— BEGIN —

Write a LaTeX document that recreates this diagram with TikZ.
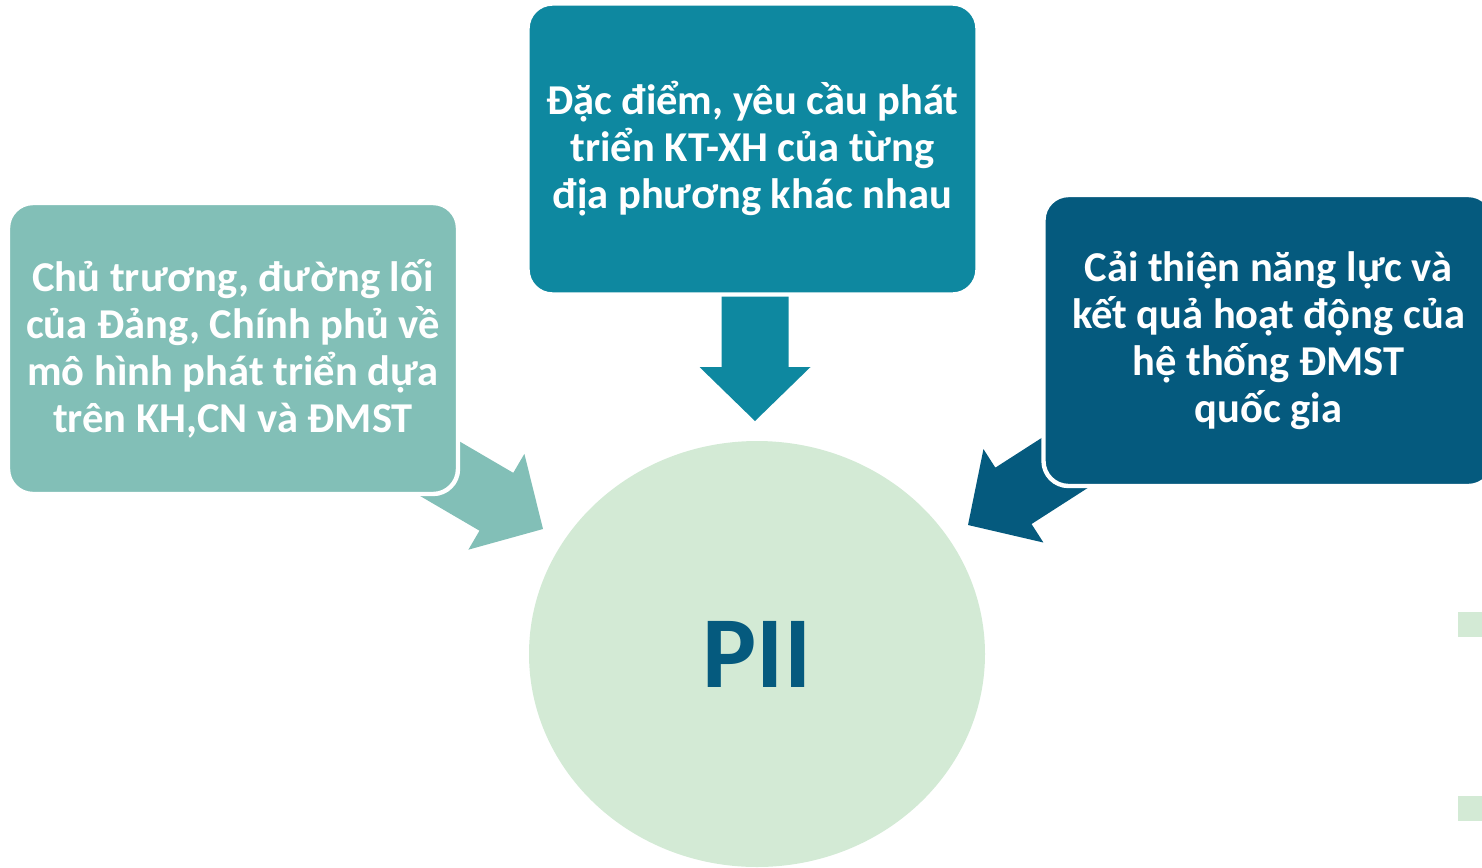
\documentclass[tikz,border=0pt]{standalone}
\usepackage{fontspec}
\setmainfont{Carlito}
\usepackage{xcolor}
\usetikzlibrary{shapes.geometric}

\definecolor{lightteal}{HTML}{82BFB7}
\definecolor{midteal}{HTML}{0E88A0}
\definecolor{darkblue}{HTML}{055A7E}
\definecolor{palegreen}{HTML}{D3EAD5}

\begin{document}
\begin{tikzpicture}
\tikzstyle{box}=[draw=white, line width=2.5pt, rounded corners=0.5cm, minimum width=9.0cm, minimum height=5.82cm, align=center, text=white, font=\fontsize{24.2}{26.7}\selectfont\bfseries]
\tikzstyle{hub}=[ellipse, fill=palegreen, minimum width=9.12cm, minimum height=8.52cm, inner sep=0pt, text=darkblue, font=\fontsize{58}{60}\selectfont\bfseries]
\tikzset{blockarrow/.pic={\path[pic actions] (0,0) -- (-1.08,1.11) -- (-1.08,0.67) -- (-2.8,0.67) -- (-2.8,-0.67) -- (-1.08,-0.67) -- (-1.08,-1.11) -- cycle;}}
\clip (0,0) rectangle (29.64,-17.34);

\node (pii) [hub] at (15.14,-13.08) {PII};

% arrows go under the boxes
\pic (marr) [fill=midteal, rotate=-90] at (15.10,-8.42) {blockarrow};
\pic (larr) [fill=lightteal, rotate=-30.3] at (10.86,-10.58) {blockarrow};
\pic (rarr) [fill=darkblue, rotate=212.7] at (19.36,-10.50) {blockarrow};

\node (mbox) [box, fill=midteal] at (15.05,-2.98) {Đặc điểm, yêu cầu phát\\triển KT-XH của từng\\địa phương khác nhau};
\node (lbox) [box, fill=lightteal] at (4.66,-6.97) {Chủ trương, đường lối\\của Đảng, Chính phủ về\\mô hình phát triển dựa\\trên KH,CN và ĐMST};
\node (rbox) [box, fill=darkblue] at (25.37,-6.81) {Cải thiện năng lực và\\kết quả hoạt động của\\hệ thống ĐMST\\quốc gia};

\fill[palegreen] (29.16,-12.24) rectangle ++(0.6,-0.5);
\fill[palegreen] (29.16,-15.92) rectangle ++(0.6,-0.5);
\end{tikzpicture}
\end{document}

— END —

What the exercise asks:
Retype each line of the listing above word for word. Exclude the pictures.

Written solution:
Write a LaTeX document that recreates this diagram with TikZ.
\documentclass[tikz,border=0pt]{standalone}
\usepackage{fontspec}
\setmainfont{Carlito}
\usepackage{xcolor}
\usetikzlibrary{shapes.geometric}

\definecolor{lightteal}{HTML}{82BFB7}
\definecolor{midteal}{HTML}{0E88A0}
\definecolor{darkblue}{HTML}{055A7E}
\definecolor{palegreen}{HTML}{D3EAD5}

\begin{document}
\begin{tikzpicture}
\tikzstyle{box}=[draw=white, line width=2.5pt, rounded corners=0.5cm, minimum width=9.0cm, minimum height=5.82cm, align=center, text=white, font=\fontsize{24.2}{26.7}\selectfont\bfseries]
\tikzstyle{hub}=[ellipse, fill=palegreen, minimum width=9.12cm, minimum height=8.52cm, inner sep=0pt, text=darkblue, font=\fontsize{58}{60}\selectfont\bfseries]
\tikzset{blockarrow/.pic={\path[pic actions] (0,0) -- (-1.08,1.11) -- (-1.08,0.67) -- (-2.8,0.67) -- (-2.8,-0.67) -- (-1.08,-0.67) -- (-1.08,-1.11) -- cycle;}}
\clip (0,0) rectangle (29.64,-17.34);

\node (pii) [hub] at (15.14,-13.08) {PII};

% arrows go under the boxes
\pic (marr) [fill=midteal, rotate=-90] at (15.10,-8.42) {blockarrow};
\pic (larr) [fill=lightteal, rotate=-30.3] at (10.86,-10.58) {blockarrow};
\pic (rarr) [fill=darkblue, rotate=212.7] at (19.36,-10.50) {blockarrow};

\node (mbox) [box, fill=midteal] at (15.05,-2.98) {Đặc điểm, yêu cầu phát\\triển KT-XH của từng\\địa phương khác nhau};
\node (lbox) [box, fill=lightteal] at (4.66,-6.97) {Chủ trương, đường lối\\của Đảng, Chính phủ về\\mô hình phát triển dựa\\trên KH,CN và ĐMST};
\node (rbox) [box, fill=darkblue] at (25.37,-6.81) {Cải thiện năng lực và\\kết quả hoạt động của\\hệ thống ĐMST\\quốc gia};

\fill[palegreen] (29.16,-12.24) rectangle ++(0.6,-0.5);
\fill[palegreen] (29.16,-15.92) rectangle ++(0.6,-0.5);
\end{tikzpicture}
\end{document}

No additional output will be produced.